NAME: Cara Zebrowski
YEARS ROASTING: 8 Years roasting
MACHINES: Diedrich IR-1, Diedrich IR-12, Probatone 5
COMPANY: The Pantry, Cold Spring, NY
What are the moments that make your coffee career? This is sort of a hypothetical question, but also one we hope you sit and ponder for a moment. And we don’t just mean the good moments—although they’re important to remember—but the incidental moments. Perhaps a customer who ended up being a close friend or a meaningful piece of advice a colleague shared in a passing moment.
Cara Zebrowski has plenty of these moments in a career she describes as, “eight years of not setting coffee on fire.” Cara is Matchbook’s September featured roaster, and after eight years of turning coffee from green to brown, she’s collected dozens of these moments. “Small little moments have been everywhere for me,” Cara shares. “I made friends with a roaster and cafe owner through another friend. Turned out the cafe owner and I grew up only about a mile away from each other. And my oldest sister, the cafe owner, and the friends all worked together at one point in time.”
I personally remember Cara through a small moment, too. I competed at the 2013 NERBC (Northeast Regional Barista Competition), back when regional competitions were a thing and qualifiers didn’t exist. The year before, Katie Carguilo won the NERBC and went on to become the best barista in the U.S. I remember watching Cara compete—I didn’t know her or who she was at the time—and thinking she knew how to captivate the judges and the audience. But that was it. I don’t think I ever thought about this moment, and it took me a moment to connect that our MCP roaster was the same person until she mentioned NERBC. “I competed in the 2013 NERBC and became a GIF on Sprudge,” she shared. The connections we make with people are funny and sometimes drawn of the strangest moments. “It's always through the oddest of things.”
Cara’s collection of small moments began in 2009, when she answered a job ad on the door of a local coffeeshop in upstate New York. “I was freelancing and working a terrible retail job. The coffee shop in my town had a hand written help wanted sign on its front door, so I applied,” she shares. “They didn't have any more applications, so I had to write my experience and contact information on a note pad. I didn't drink coffee at the time, and I admitted it.
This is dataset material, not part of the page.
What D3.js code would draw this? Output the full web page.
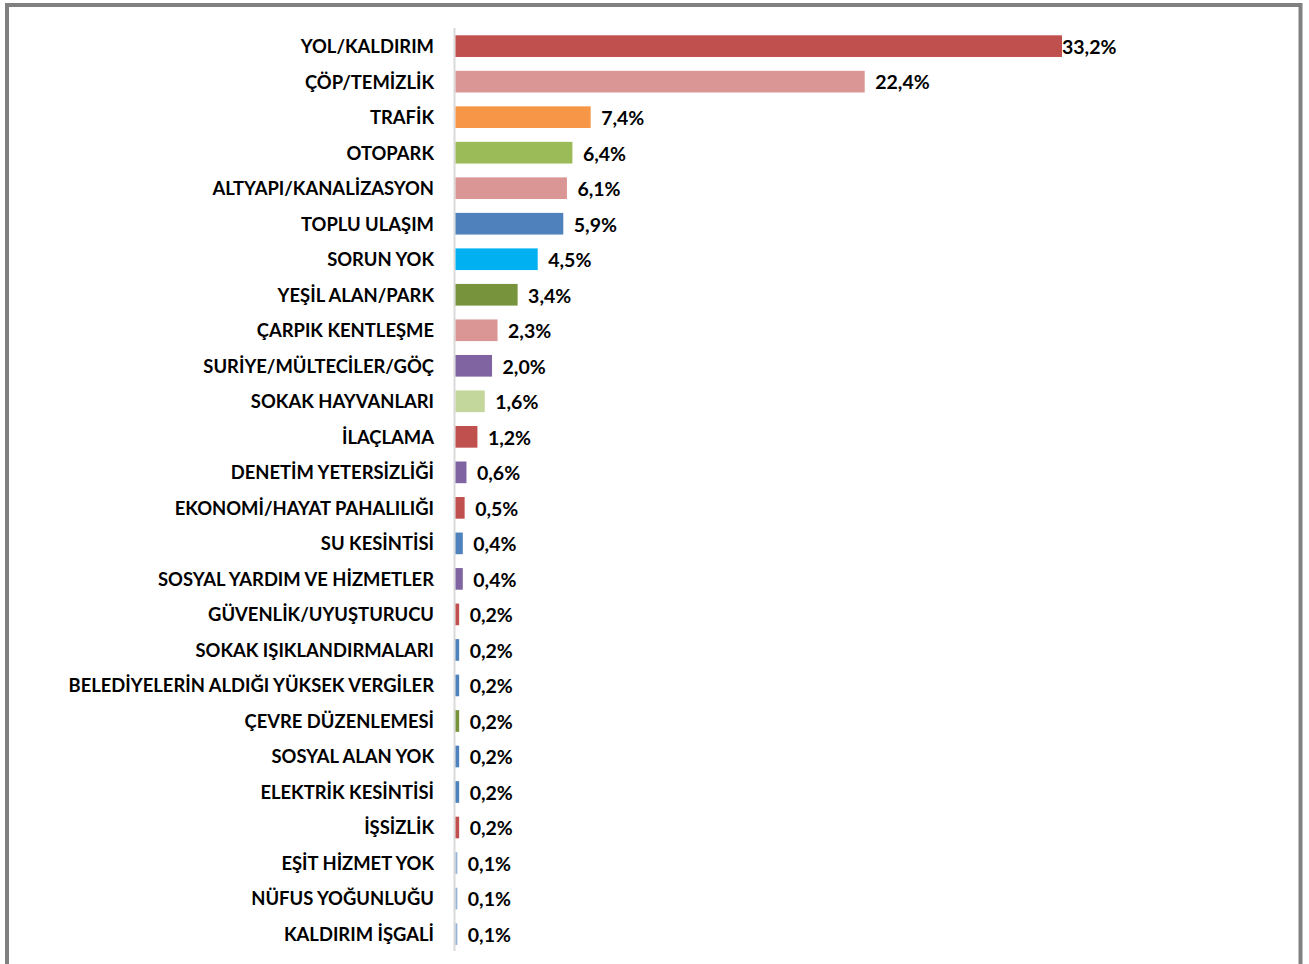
<!DOCTYPE html>
<html><head><meta charset="utf-8">
<script src="https://cdn.jsdelivr.net/npm/d3@7"></script>
<style>body{margin:0;background:#fff}svg{display:block}</style>
</head><body>
<svg id="chart" width="1309" height="964"></svg>
<script>
const categories = ["YOL/KALDIRIM","ÇÖP/TEMİZLİK","TRAFİK","OTOPARK","ALTYAPI/KANALİZASYON","TOPLU ULAŞIM","SORUN YOK","YEŞİL ALAN/PARK","ÇARPIK KENTLEŞME","SURİYE/MÜLTECİLER/GÖÇ","SOKAK HAYVANLARI","İLAÇLAMA","DENETİM YETERSİZLİĞİ","EKONOMİ/HAYAT PAHALILIĞI","SU KESİNTİSİ","SOSYAL YARDIM VE HİZMETLER","GÜVENLİK/UYUŞTURUCU","SOKAK IŞIKLANDIRMALARI","BELEDİYELERİN ALDIĞI YÜKSEK VERGİLER","ÇEVRE DÜZENLEMESİ","SOSYAL ALAN YOK","ELEKTRİK KESİNTİSİ","İŞSİZLİK","EŞİT HİZMET YOK","NÜFUS YOĞUNLUĞU","KALDIRIM İŞGALİ"];
const values = [33.2,22.4,7.4,6.4,6.1,5.9,4.5,3.4,2.3,2.0,1.6,1.2,0.6,0.5,0.4,0.4,0.2,0.2,0.2,0.2,0.2,0.2,0.2,0.1,0.1,0.1];
const colors = ["#C0504D","#D99694","#F79646","#9BBB59","#D99694","#4F81BD","#00B0F0","#77933C","#D99694","#8064A2","#C3D69B","#C0504D","#8064A2","#C0504D","#4F81BD","#8064A2","#C0504D","#4F81BD","#4F81BD","#77933C","#4F81BD","#4F81BD","#C0504D","#95B3D7","#95B3D7","#95B3D7"];

const svg = d3.select("#chart");
// frame
svg.append("rect").attr("x",7).attr("y",5).attr("width",1293.5).attr("height",1000)
  .attr("fill","none").attr("stroke","#808080").attr("stroke-width",4);

const x0 = 455.5;
const x = d3.scaleLinear().domain([0,33.2]).range([x0,1062]);
const y = d3.scaleBand().domain(categories).range([28.2,952]).paddingInner(0.39).paddingOuter(0.2);

svg.append("line").attr("x1",454.5).attr("x2",454.5).attr("y1",28).attr("y2",951)
  .attr("stroke","#D9D9D9").attr("stroke-width",2);

svg.append("g").selectAll("rect").data(values).join("rect")
  .attr("x",x0).attr("y",(d,i)=>y(categories[i]))
  .attr("width",d=>x(d)-x0).attr("height",y.bandwidth())
  .attr("fill",(d,i)=>colors[i]);

const font = "Lato, 'Open Sans', sans-serif";
svg.append("g").selectAll("text").data(categories).join("text")
  .attr("x",434).attr("y",d=>y(d)+y.bandwidth()/2+0.5).attr("dy","0.35em")
  .attr("text-anchor","end").attr("font-family",font).attr("font-weight","bold")
  .attr("font-size",18.4).attr("fill","#000").text(d=>d);

const fmt = v => v.toFixed(1).replace(".",",")+"%";
svg.append("g").selectAll("text").data(values).join("text")
  .attr("x",d=>Math.min(x(d)+10.5, x.range()[1]))
  .attr("y",(d,i)=>y(categories[i])+y.bandwidth()/2+1).attr("dy","0.35em")
  .attr("font-family",font).attr("font-weight","bold")
  .attr("font-size",19.5).attr("fill","#000").text(fmt);
</script>
</body></html>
I don't know why, but I was offered the job, and I promptly quit my crappy retail job and became addicted to coffee.”
Nine months later, Cara was roasting, and now she’s the production manager at The Pantry in Cold Spring, New York. “Working with coffee was one of the first times I felt like I was actually kind of good at something, and that people were feeling better because of something I was able to do for them. It was a language I could speak.” For you folks, Cara will be roasting a classic, fully washed Ethiopia Yirgacheffe, which has notes of apricot and black tea.
Cara is drawn to roasting probably for the same reason a lot of people like making coffee: she wants to give people something tasty and enjoyable. “I guess I really want people to feel good when they drink coffee I've prepared,” she shares. “It's silly, and too simple a thing, but I really want someone to feel better. Everything else may be falling apart and on fire around them, but this, this one thing, this is something I can do for them to make the world suck a little less.”
Creating tiny moments like this matter to Cara. She can chronicle her coffee career in them, and they’re what make coffee valuable and rewarding for Cara. “I went to Honduras and visited Liquidambar farm,” she says, recalling one of these moments. “I stood in a storage shed and stared at a wall of green coffee beans in sacks, ready to go out. They were all ours. I promptly started crying.” Of another moment: “Being taught how to make tulips in lattes by Skip Finley, may he rest in peace and fun, then competing in a latte art throw down and making it to the quarter finals two days later.”
There’s more: “Receiving the nickname, ‘Coffee Fairy,’ by more than a few people. Not getting palate fatigue after cupping 35 coffees. Smelling coffee blossoms on the side of the road in Honduras. Getting totally immersed in a field about which I was completely ignorant, still love it nine years later, and find something new to learn almost every stinking day.”
The small moments can sometimes be eclipsed by the big ones; by the mistakes we made or the self-doubt we are consumed by. For all the small moments Cara finds her career marked by, there are still moments of doubt. “I look at what I've done, career wise over the years, and it's a lot of, how did I manage to get this far despite myself? How did I not screw up? I don't get it. I really don't understand how I haven't completely gotten in my own way.”
We’re positive this is a feeling every one has felt at some point, and we hope that you take a moment to think of the small instances; the ones that have changed your coffee career and you use them to keep motivated, positive, and remember that you are fucking cool as shit. We hope you don’t ever forget it.